Since 1982 I've written a newsletter, Running Commentary. A new issue appears here each week, and material is archived.

Fri, 13 Jun 2003 18:25:40 -0400

What to Wear Where

RUNNING COMMENTARY 470

(Rerun from June 1997 RW)

The San Diego Marathon handed me a T-shirt I'll never wear. It's a perfectly fine shirt -- nice colors and fabric, good fit -- from a quality event.

But the shirt carries the label "finisher," which I wasn't. The unwritten laws of T-shirt wear proclaim, "You shall not pretend to be what you're not." Neither is it allowed to tape over the offending word, or write "non" in front of it, or circle it in red and draw a diagonal line through "Finisher."

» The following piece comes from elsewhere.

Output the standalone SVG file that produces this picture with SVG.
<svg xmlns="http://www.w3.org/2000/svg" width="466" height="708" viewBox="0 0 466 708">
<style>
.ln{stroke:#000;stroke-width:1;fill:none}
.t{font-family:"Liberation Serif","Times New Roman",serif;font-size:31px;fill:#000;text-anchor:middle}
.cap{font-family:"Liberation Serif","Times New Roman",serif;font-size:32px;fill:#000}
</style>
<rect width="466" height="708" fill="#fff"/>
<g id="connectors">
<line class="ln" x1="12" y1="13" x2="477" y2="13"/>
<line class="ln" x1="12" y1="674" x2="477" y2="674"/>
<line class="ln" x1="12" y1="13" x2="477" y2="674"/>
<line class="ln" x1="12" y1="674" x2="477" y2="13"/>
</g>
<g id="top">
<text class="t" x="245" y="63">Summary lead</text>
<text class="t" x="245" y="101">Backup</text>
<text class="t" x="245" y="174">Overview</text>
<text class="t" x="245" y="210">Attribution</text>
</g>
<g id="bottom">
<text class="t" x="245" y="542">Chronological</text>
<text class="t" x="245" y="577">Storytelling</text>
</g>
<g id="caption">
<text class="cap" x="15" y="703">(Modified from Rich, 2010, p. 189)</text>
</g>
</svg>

No, I'll never be able to wear the San Diego Marathon shirt from 1997. But I'll keep it, unused, as a reminder that this type of shirt must be earned.

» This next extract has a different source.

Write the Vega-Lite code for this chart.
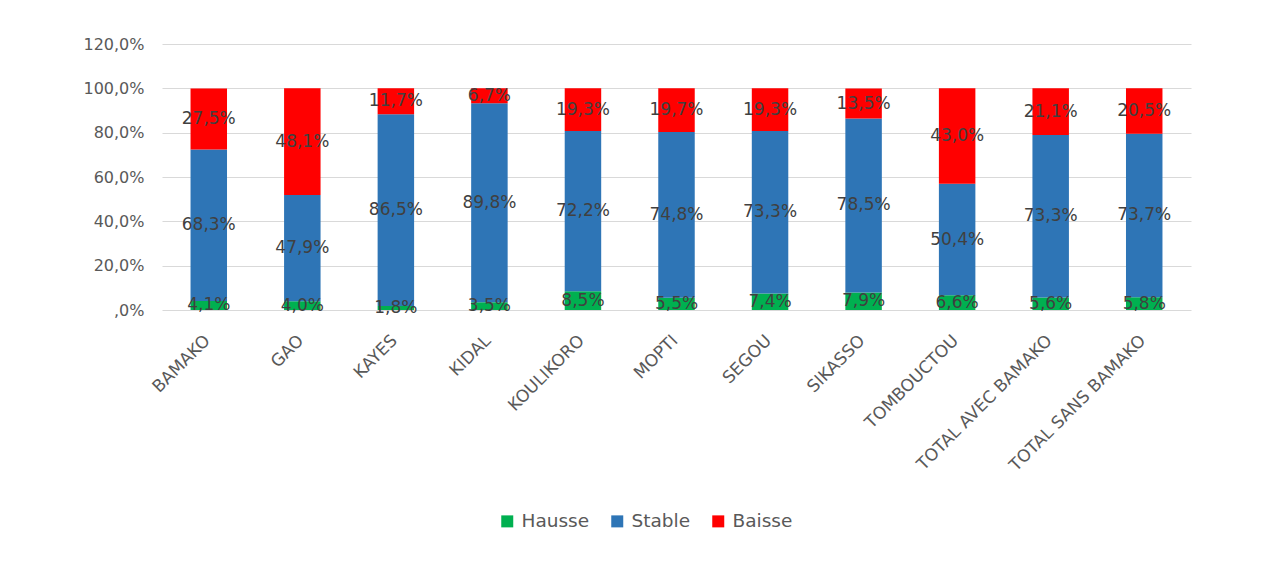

I'm asked by people who know how often I travel to races, "How many T-shirts do you have?" If I kept them all, we'd have to rent a storage unit to hold them.

But I'm not much of a saver. With a few exceptions I keep only the shirts worn regularly, and then only until they start showing their age. These never number more than 10 and never overflow a single drawer.

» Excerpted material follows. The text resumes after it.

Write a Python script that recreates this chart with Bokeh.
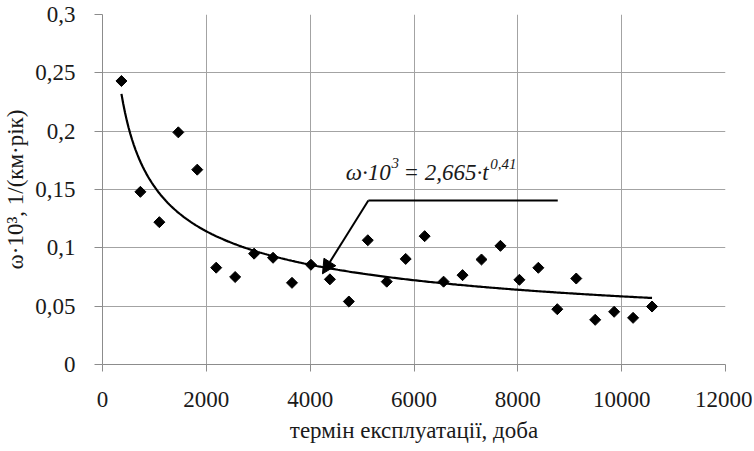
import numpy as np
from bokeh.plotting import figure
from bokeh.models import Range1d, FixedTicker, Label, Arrow, NormalHead
from bokeh.embed import file_html
from bokeh.resources import INLINE

# ---- data ----
days = [365, 730, 1095, 1460, 1825, 2190, 2555, 2920, 3285, 3650,
        4015, 4380, 4745, 5110, 5475, 5840, 6205, 6570, 6935, 7300,
        7665, 8030, 8395, 8760, 9125, 9490, 9855, 10220, 10585]
omega = [0.243, 0.148, 0.122, 0.199, 0.167, 0.083, 0.075, 0.095, 0.0915, 0.070,
         0.0855, 0.073, 0.054, 0.1065, 0.071, 0.0905, 0.110, 0.071, 0.0766, 0.090,
         0.1017, 0.0726, 0.0829, 0.0474, 0.0737, 0.0383, 0.0452, 0.040, 0.0497]

x_tick_values = [0, 2000, 4000, 6000, 8000, 10000, 12000]
x_tick_labels = ["0", "2000", "4000", "6000", "8000", "10000", "12000"]
y_tick_values = [0, 0.05, 0.1, 0.15, 0.2, 0.25, 0.3]
y_tick_labels = ["0", "0,05", "0,1", "0,15", "0,2", "0,25", "0,3"]

x_title = "термін експлуатації, доба"
y_title = "ω·10³, 1/(км·рік)"

# power trendline (least squares in log-log space, as a spreadsheet trendline does)
lx = np.log(np.array(days, dtype=float))
ly = np.log(np.array(omega, dtype=float))
b, ln_a = np.polyfit(lx, ly, 1)
t_fit = np.linspace(min(days), max(days), 300)
w_fit = np.exp(ln_a) * t_fit ** b

FONT = "Liberation Serif"
GRID = "#a3a3a3"
AXIS = "#8c8c8c"
TXT = "#1a1a1a"

p = figure(width=752, height=449, output_backend="svg", toolbar_location=None,
           x_range=Range1d(0, 12000), y_range=Range1d(0, 0.3),
           min_border_left=100, min_border_right=27, min_border_top=14,
           min_border_bottom=85)
p.outline_line_color = None
p.background_fill_color = "white"
p.border_fill_color = "white"

p.xaxis.ticker = FixedTicker(ticks=x_tick_values)
p.yaxis.ticker = FixedTicker(ticks=y_tick_values)
p.xaxis.major_label_overrides = dict(zip(x_tick_values, x_tick_labels))
p.yaxis.major_label_overrides = dict(zip(y_tick_values, y_tick_labels))

for ax in (p.xaxis, p.yaxis):
    ax.axis_line_color = AXIS
    ax.major_tick_line_color = AXIS
    ax.minor_tick_line_color = None
    ax.major_tick_in = 0
    ax.major_label_text_font = FONT
    ax.major_label_text_font_size = "23px"
    ax.major_label_text_color = TXT
    ax.axis_label_text_font = FONT
    ax.axis_label_text_font_size = "23px"
    ax.axis_label_text_font_style = "normal"
    ax.axis_label_text_color = TXT

p.xaxis.major_tick_out = 7
p.yaxis.major_tick_out = 8
p.xaxis.major_label_standoff = 20
p.yaxis.major_label_standoff = 19
p.xaxis.axis_label = x_title
p.yaxis.axis_label = y_title
p.xaxis.axis_label_standoff = 8
p.yaxis.axis_label_standoff = 4

p.xgrid.grid_line_color = GRID
p.ygrid.grid_line_color = GRID
p.xgrid.grid_line_width = 1
p.ygrid.grid_line_width = 1

# trendline
p.line(t_fit, w_fit, line_color="black", line_width=2.2)

# data points (diamonds)
p.scatter(days, omega, marker="square", size=7.8, angle=np.pi / 4,
          fill_color="black", line_color="black")

# callout line with arrow
p.line([8769, 5121], [0.1406, 0.1406], line_color="black", line_width=2)
p.add_layout(Arrow(x_start=5121, y_start=0.1406, x_end=4237, y_end=0.0777,
                   line_color="black", line_width=2,
                   end=NormalHead(size=14, fill_color="black", line_color="black")))

# equation text
lab_kw = dict(text_font=FONT, text_font_style="italic", text_color=TXT,
              text_baseline="alphabetic", text_align="left")
p.add_layout(Label(x=4685, y=0.1648, text="ω·10", text_font_size="23px", **lab_kw))
p.add_layout(Label(x=5568, y=0.1729, text="3", text_font_size="15px", **lab_kw))
p.add_layout(Label(x=5798, y=0.1648, text="= 2,665·t", text_font_size="23px", **lab_kw))
p.add_layout(Label(x=7469, y=0.1720, text="0,41", text_font_size="15px", **lab_kw))

open("out.html", "w").write(file_html(p, INLINE))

The other "keepers" are marathon FINISHER shirts. And I wear them only on special, usually public, occasions. This prolongs their life, and my memories of what it took to earn them.

My hardest decision before a marathon is what to wear. I don't have muscles or skin that can stand the exposure of a singlet, so my general choice is a T-shirt. But which one, specifically?

In San Diego I watched the leaders pass by at the end. They wore plain white wrappers that said nothing about who they were, where they came from or what they stood for.

Sponsored runners must, of course, repay their sponsor. No one supports mid-pack marathoners, so I'm free to choose my own label.

But not just any shirt will do. It can't, of course, be from the current race even if the shirt doesn't say "finisher."

I saw a few runners wearing San Diego's shirt in that marathon. They had to be newcomers who hadn't yet learned that the code of the road deems this practice uncool. (These same people usually had their numbers pinned on their back.)

My shirt has to make some kind of statement. But it isn't like some I saw in San Diego.

These were the tough-talking statements that some shirt-makers, notably No Fear, favor. One read: "Four runners, three trophies. Done your speedwork?"

For most of us, running a marathon isn't about beating anyone, winning any prize or maybe even about speed. It's about dealing with the distance as best we can, where the only competition is with ourselves.

So the best T-shirt statement doesn't express bravado. Instead it recognizes the need for all the help we can get and all the sharing we can do.

In every marathon I see dedications to a parent, a spouse, a child or a friend. I've worn one honoring George Sheehan. I've worn another, in the Portland Marathon, that showed solidarity with the training group I'd spoken to before the race.

My current statement isn't that dramatic or obvious. I simply wear the shirt from the last completed marathon, hoping that what earned it will be there to spend again this time.


UPDATE. In the six years since this column appeared, I've run a handful of marathons and many shorter races -- none in a cotton T-shirts. I've traded those for Dri-Fit.

In other runs, and between runs, I still won't wear a "finisher" label unless qualified to do so. But otherwise I've relaxed the T-shirt rules.

I'll wear one from a marathon if I ran a shorter distance there, the latest being the Prince of Wales Marathon (relay). I'll wear a new shirt from a race run in earlier years, such as the Royal Victoria Marathon (seven years ago). Or I'll wear one when my role was a non-running one, as at the Yakima River Canyon Marathon (announcer).

One way or another, I still must earn the right to wear the shirt.